- Material provided
* Begin *

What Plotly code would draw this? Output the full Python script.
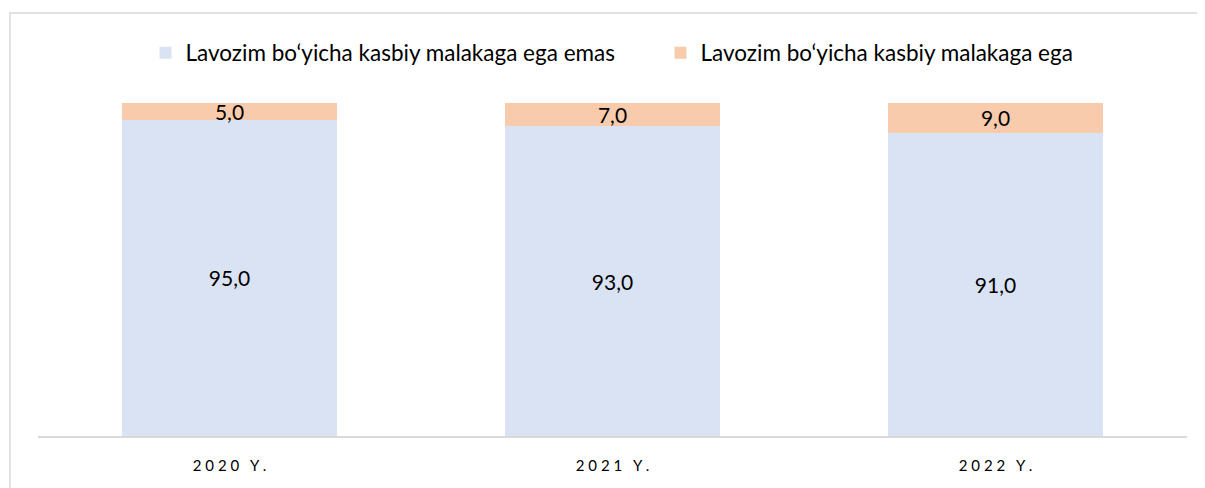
import plotly.graph_objects as go

categories = ["2020 Y.", "2021 Y.", "2022 Y."]
tick_labels = ["2 0 2 0   Y .", "2 0 2 1   Y .", "2 0 2 2   Y ."]
series_names = ["Lavozim bo‘yicha kasbiy malakaga ega emas", "Lavozim bo‘yicha kasbiy malakaga ega"]
not_qualified = [95.0, 93.0, 91.0]
qualified = [5.0, 7.0, 9.0]

FONT = "Lato, Open Sans, sans-serif"

# page body has an 8px default margin; compensate
W, H = 1197, 480
ML, MR, MT, MB = 30, 18, 95, 52
PW, PH = W - ML - MR, H - MT - MB

fig = go.Figure()
fig.add_trace(go.Bar(
    x=categories, y=not_qualified, name=series_names[0],
    marker=dict(color="#DAE3F3", line=dict(width=0)),
    texttemplate="%{y:.1f}", textposition="inside", insidetextanchor="middle",
    constraintext="none",
    textfont=dict(size=21, color="#000000", family=FONT),
))
fig.add_trace(go.Bar(
    x=categories, y=qualified, name=series_names[1],
    marker=dict(color="#F8CBAD", line=dict(width=0)),
    texttemplate="%{y:.1f}", textposition="inside", insidetextanchor="middle",
    constraintext="none",
    textfont=dict(size=21, color="#000000", family=FONT),
))

fig.update_layout(
    barmode="stack",
    bargap=0.44,
    separators=",.",
    width=W, height=H,
    margin=dict(l=ML, r=MR, t=MT, b=MB),
    paper_bgcolor="white", plot_bgcolor="white",
    font=dict(family=FONT, color="#000000"),
    legend=dict(orientation="h", x=0.5 + 48 / PW, xanchor="center", y=1 + (MT - 45) / PH, yanchor="middle",
                font=dict(size=22.5, family=FONT), traceorder="normal", itemwidth=30,
                entrywidth=470, entrywidthmode="pixels"),
    xaxis=dict(tickvals=categories, ticktext=tick_labels, showline=True, linecolor="#D9D9D9",
               linewidth=1.5, ticks="", tickfont=dict(size=15, color="#000000", family=FONT),
               ticklabelstandoff=15, fixedrange=True),
    yaxis=dict(range=[0, 100], visible=False, showgrid=False, fixedrange=True),
    shapes=[dict(type="rect", xref="paper", yref="paper",
                 x0=(2 - ML) / PW, x1=(W + 20 - ML) / PW,
                 y0=-(MB + 20) / PH, y1=(H - MB - 5) / PH,
                 line=dict(color="#D9D9D9", width=1.5), fillcolor="rgba(0,0,0,0)", layer="below")],
)

fig.write_html("out.html")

* End *

Your task is to repeat the material above exactly, without its pictures.

- Expected answer
What Plotly code would draw this? Output the full Python script.
import plotly.graph_objects as go

categories = ["2020 Y.", "2021 Y.", "2022 Y."]
tick_labels = ["2 0 2 0   Y .", "2 0 2 1   Y .", "2 0 2 2   Y ."]
series_names = ["Lavozim bo‘yicha kasbiy malakaga ega emas", "Lavozim bo‘yicha kasbiy malakaga ega"]
not_qualified = [95.0, 93.0, 91.0]
qualified = [5.0, 7.0, 9.0]

FONT = "Lato, Open Sans, sans-serif"

# page body has an 8px default margin; compensate
W, H = 1197, 480
ML, MR, MT, MB = 30, 18, 95, 52
PW, PH = W - ML - MR, H - MT - MB

fig = go.Figure()
fig.add_trace(go.Bar(
    x=categories, y=not_qualified, name=series_names[0],
    marker=dict(color="#DAE3F3", line=dict(width=0)),
    texttemplate="%{y:.1f}", textposition="inside", insidetextanchor="middle",
    constraintext="none",
    textfont=dict(size=21, color="#000000", family=FONT),
))
fig.add_trace(go.Bar(
    x=categories, y=qualified, name=series_names[1],
    marker=dict(color="#F8CBAD", line=dict(width=0)),
    texttemplate="%{y:.1f}", textposition="inside", insidetextanchor="middle",
    constraintext="none",
    textfont=dict(size=21, color="#000000", family=FONT),
))

fig.update_layout(
    barmode="stack",
    bargap=0.44,
    separators=",.",
    width=W, height=H,
    margin=dict(l=ML, r=MR, t=MT, b=MB),
    paper_bgcolor="white", plot_bgcolor="white",
    font=dict(family=FONT, color="#000000"),
    legend=dict(orientation="h", x=0.5 + 48 / PW, xanchor="center", y=1 + (MT - 45) / PH, yanchor="middle",
                font=dict(size=22.5, family=FONT), traceorder="normal", itemwidth=30,
                entrywidth=470, entrywidthmode="pixels"),
    xaxis=dict(tickvals=categories, ticktext=tick_labels, showline=True, linecolor="#D9D9D9",
               linewidth=1.5, ticks="", tickfont=dict(size=15, color="#000000", family=FONT),
               ticklabelstandoff=15, fixedrange=True),
    yaxis=dict(range=[0, 100], visible=False, showgrid=False, fixedrange=True),
    shapes=[dict(type="rect", xref="paper", yref="paper",
                 x0=(2 - ML) / PW, x1=(W + 20 - ML) / PW,
                 y0=-(MB + 20) / PH, y1=(H - MB - 5) / PH,
                 line=dict(color="#D9D9D9", width=1.5), fillcolor="rgba(0,0,0,0)", layer="below")],
)

fig.write_html("out.html")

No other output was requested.